** start **

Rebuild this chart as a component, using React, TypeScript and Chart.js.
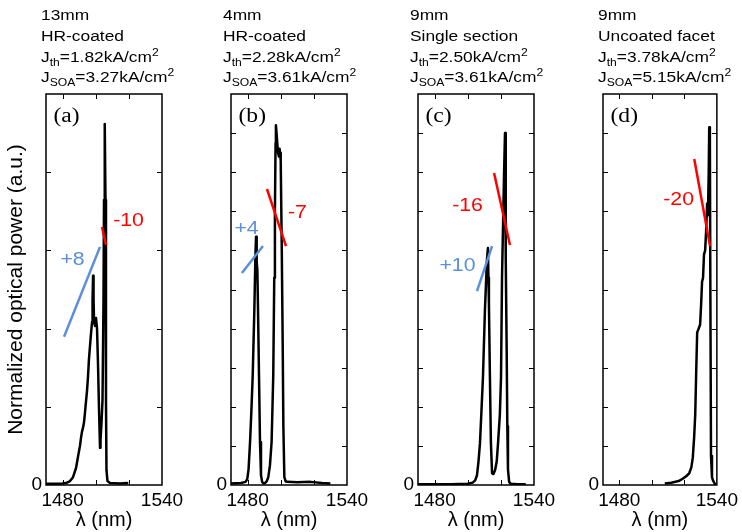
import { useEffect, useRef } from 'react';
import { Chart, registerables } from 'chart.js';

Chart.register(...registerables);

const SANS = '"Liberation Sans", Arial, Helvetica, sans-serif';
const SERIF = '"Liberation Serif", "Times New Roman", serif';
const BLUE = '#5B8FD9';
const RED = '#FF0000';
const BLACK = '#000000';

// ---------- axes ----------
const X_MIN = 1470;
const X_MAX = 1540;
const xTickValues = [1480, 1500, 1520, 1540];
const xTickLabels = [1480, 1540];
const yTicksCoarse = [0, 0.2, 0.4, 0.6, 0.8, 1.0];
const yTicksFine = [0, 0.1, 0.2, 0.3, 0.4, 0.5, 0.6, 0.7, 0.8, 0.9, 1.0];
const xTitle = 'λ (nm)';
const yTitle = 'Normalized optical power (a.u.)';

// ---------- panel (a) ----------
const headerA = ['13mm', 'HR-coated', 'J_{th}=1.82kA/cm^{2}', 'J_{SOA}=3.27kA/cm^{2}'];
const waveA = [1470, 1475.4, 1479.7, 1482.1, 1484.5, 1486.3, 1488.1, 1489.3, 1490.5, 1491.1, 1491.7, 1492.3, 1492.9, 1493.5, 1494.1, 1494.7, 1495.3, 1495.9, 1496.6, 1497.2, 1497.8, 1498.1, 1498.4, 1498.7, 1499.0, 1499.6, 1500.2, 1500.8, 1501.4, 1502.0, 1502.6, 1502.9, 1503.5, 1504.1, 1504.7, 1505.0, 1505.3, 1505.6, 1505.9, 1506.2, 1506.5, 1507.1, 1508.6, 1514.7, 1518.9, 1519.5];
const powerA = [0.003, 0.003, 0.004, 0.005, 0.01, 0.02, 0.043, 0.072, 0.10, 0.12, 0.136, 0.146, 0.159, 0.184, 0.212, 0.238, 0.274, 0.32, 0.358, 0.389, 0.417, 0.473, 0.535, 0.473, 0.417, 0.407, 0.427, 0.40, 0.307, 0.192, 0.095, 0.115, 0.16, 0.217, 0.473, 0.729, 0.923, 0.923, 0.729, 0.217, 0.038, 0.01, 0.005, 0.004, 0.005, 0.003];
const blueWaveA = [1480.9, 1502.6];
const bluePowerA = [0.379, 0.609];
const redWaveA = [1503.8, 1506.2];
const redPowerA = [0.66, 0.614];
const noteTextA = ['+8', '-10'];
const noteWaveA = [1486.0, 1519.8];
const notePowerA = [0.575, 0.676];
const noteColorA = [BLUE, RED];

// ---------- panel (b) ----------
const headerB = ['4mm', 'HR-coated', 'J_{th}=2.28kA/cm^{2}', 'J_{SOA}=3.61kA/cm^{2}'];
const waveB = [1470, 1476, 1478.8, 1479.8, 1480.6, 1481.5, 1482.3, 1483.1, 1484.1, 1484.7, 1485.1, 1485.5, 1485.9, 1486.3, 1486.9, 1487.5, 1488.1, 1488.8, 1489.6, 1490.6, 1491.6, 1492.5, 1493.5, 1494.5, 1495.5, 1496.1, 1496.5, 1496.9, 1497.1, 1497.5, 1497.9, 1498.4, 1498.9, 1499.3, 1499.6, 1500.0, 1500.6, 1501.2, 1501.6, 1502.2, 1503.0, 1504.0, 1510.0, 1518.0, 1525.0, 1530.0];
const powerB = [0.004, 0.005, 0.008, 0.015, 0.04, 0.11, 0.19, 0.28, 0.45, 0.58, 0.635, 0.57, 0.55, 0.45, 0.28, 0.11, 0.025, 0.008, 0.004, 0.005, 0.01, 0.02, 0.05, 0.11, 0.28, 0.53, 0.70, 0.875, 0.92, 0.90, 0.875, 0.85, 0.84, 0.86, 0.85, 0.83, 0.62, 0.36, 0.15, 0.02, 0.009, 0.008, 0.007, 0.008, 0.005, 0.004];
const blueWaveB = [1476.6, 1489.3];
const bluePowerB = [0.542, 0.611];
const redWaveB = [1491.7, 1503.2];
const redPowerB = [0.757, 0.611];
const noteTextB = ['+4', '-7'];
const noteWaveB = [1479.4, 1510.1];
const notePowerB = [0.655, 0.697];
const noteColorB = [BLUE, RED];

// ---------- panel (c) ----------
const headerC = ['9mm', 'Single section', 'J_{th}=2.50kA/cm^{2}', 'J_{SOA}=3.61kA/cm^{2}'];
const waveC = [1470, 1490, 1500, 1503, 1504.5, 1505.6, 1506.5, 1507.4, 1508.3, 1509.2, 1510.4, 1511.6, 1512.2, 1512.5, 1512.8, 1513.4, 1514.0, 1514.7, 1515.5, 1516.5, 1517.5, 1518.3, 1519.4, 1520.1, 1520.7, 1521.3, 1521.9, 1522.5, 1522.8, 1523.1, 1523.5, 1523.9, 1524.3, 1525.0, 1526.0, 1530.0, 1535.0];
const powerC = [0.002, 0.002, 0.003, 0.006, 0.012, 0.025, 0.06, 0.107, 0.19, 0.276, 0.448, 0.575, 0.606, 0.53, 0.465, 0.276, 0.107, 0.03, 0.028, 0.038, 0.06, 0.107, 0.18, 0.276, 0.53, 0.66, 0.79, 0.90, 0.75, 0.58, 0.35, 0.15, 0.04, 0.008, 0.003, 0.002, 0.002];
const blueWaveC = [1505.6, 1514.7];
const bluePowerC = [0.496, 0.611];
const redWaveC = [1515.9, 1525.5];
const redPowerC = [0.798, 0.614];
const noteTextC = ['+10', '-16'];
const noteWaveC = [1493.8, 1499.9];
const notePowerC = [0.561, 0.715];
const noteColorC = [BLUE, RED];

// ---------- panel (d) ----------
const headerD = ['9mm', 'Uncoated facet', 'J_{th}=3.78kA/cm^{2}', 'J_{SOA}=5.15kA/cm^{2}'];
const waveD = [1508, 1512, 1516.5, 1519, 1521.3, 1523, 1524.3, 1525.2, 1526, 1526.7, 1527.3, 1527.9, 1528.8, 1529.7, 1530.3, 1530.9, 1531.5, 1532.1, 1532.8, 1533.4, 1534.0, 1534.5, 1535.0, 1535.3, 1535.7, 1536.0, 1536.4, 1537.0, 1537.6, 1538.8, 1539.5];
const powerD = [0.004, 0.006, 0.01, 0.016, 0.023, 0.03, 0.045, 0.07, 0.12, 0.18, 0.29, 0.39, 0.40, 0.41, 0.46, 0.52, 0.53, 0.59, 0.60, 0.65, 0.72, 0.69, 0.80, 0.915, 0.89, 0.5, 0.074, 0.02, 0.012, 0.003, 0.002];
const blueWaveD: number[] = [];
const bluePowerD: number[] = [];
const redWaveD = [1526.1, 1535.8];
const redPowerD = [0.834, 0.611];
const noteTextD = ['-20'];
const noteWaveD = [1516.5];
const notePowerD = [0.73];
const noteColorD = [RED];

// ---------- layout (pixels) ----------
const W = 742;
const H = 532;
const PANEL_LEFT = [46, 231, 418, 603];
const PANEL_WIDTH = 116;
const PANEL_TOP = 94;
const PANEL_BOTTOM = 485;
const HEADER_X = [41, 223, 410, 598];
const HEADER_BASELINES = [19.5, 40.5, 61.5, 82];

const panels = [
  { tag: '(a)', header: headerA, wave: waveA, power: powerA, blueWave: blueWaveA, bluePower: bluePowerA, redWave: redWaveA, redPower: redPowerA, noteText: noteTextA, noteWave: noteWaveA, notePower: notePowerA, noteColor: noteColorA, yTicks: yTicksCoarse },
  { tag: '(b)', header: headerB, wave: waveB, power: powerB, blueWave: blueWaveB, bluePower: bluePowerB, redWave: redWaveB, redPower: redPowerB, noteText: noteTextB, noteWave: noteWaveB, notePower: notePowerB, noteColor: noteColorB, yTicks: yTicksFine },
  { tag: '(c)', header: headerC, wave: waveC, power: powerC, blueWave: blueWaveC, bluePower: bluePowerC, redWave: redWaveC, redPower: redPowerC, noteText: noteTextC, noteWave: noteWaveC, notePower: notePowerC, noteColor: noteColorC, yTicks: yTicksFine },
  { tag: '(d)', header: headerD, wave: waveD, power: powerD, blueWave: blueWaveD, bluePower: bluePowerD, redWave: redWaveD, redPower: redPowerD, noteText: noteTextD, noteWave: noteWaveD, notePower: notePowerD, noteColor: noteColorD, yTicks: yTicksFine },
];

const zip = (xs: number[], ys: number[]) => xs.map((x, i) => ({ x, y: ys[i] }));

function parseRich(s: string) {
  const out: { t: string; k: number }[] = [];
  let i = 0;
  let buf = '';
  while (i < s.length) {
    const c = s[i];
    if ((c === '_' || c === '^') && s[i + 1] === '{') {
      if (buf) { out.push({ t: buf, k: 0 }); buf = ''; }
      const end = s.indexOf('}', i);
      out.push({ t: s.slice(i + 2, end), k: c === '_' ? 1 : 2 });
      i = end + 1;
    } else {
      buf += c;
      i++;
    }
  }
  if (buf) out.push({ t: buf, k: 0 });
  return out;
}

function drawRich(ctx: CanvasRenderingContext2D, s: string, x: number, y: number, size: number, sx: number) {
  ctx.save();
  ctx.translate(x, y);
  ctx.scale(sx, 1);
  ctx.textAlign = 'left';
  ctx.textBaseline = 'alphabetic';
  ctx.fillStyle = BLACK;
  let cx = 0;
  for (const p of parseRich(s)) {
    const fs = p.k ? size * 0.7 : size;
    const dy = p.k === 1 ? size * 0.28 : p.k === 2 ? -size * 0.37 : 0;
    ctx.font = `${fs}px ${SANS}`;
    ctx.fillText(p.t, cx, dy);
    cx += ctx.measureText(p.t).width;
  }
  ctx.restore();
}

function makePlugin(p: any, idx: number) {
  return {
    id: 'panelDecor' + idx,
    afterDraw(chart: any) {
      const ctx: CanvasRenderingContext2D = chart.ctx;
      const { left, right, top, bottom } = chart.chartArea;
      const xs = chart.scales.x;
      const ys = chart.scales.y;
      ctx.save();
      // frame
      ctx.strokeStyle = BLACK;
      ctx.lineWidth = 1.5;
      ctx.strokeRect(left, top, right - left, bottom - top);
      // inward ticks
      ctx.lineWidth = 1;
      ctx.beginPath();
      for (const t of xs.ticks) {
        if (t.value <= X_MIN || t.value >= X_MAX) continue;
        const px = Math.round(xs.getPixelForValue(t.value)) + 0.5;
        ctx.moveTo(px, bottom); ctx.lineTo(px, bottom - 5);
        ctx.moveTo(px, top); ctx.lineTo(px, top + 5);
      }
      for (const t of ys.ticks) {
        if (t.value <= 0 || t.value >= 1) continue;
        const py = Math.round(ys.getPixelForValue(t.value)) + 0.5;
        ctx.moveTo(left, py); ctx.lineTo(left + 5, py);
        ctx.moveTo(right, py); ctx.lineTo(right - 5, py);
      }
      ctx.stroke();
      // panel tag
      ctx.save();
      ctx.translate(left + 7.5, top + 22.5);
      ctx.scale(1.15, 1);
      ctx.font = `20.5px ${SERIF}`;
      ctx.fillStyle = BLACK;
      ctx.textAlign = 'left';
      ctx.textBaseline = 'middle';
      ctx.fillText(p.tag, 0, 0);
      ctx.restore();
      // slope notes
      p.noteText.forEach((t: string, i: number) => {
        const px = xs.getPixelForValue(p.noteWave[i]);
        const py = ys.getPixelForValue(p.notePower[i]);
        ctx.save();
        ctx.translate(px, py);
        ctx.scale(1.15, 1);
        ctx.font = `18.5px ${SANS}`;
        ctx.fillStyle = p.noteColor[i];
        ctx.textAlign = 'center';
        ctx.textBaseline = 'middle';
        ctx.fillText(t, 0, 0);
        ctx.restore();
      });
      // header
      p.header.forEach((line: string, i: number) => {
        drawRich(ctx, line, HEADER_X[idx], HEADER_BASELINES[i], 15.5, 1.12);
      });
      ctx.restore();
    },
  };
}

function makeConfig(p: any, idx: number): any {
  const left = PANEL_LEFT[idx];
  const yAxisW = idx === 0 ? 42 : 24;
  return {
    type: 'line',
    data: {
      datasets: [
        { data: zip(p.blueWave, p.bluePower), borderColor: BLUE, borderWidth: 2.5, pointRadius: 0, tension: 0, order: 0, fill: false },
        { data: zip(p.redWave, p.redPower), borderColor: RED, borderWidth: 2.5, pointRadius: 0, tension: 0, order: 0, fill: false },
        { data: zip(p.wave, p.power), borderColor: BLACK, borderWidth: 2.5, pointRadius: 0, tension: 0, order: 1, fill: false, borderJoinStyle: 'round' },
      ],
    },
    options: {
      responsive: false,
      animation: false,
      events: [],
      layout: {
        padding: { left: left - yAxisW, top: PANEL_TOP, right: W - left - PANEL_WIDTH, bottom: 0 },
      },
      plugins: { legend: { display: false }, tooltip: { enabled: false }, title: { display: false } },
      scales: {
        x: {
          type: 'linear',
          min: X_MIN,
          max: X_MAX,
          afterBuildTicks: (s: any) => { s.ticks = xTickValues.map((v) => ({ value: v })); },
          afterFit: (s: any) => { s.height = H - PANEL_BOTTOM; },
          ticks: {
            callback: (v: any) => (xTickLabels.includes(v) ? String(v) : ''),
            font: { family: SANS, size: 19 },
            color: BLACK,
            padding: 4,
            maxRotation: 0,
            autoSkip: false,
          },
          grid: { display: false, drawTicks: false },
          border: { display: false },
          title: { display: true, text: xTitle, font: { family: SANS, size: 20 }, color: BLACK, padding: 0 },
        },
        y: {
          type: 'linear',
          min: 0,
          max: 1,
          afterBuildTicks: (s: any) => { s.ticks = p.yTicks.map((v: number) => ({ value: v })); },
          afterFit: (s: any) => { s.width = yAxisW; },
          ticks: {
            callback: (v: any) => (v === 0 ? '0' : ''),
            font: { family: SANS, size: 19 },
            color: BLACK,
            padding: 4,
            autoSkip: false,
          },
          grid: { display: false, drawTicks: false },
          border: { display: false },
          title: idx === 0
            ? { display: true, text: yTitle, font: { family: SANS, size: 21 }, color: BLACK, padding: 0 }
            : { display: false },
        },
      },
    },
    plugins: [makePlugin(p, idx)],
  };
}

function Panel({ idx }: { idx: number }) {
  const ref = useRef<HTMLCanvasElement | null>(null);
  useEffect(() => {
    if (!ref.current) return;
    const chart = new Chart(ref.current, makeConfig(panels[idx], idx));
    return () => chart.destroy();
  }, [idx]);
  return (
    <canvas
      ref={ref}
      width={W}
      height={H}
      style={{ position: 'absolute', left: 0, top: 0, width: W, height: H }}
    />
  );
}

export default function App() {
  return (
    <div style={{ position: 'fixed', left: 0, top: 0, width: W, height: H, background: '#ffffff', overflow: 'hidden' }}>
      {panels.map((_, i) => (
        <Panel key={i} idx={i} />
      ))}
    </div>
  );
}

** end **

With the pictures left out, restate word for word every line of the data above, from the first down to the line that contains "const yTitle = 'Normalized".

Rebuild this chart as a component, using React, TypeScript and Chart.js.
import { useEffect, useRef } from 'react';
import { Chart, registerables } from 'chart.js';

Chart.register(...registerables);

const SANS = '"Liberation Sans", Arial, Helvetica, sans-serif';
const SERIF = '"Liberation Serif", "Times New Roman", serif';
const BLUE = '#5B8FD9';
const RED = '#FF0000';
const BLACK = '#000000';

// ---------- axes ----------
const X_MIN = 1470;
const X_MAX = 1540;
const xTickValues = [1480, 1500, 1520, 1540];
const xTickLabels = [1480, 1540];
const yTicksCoarse = [0, 0.2, 0.4, 0.6, 0.8, 1.0];
const yTicksFine = [0, 0.1, 0.2, 0.3, 0.4, 0.5, 0.6, 0.7, 0.8, 0.9, 1.0];
const xTitle = 'λ (nm)';
const yTitle = 'Normalized optical power (a.u.)';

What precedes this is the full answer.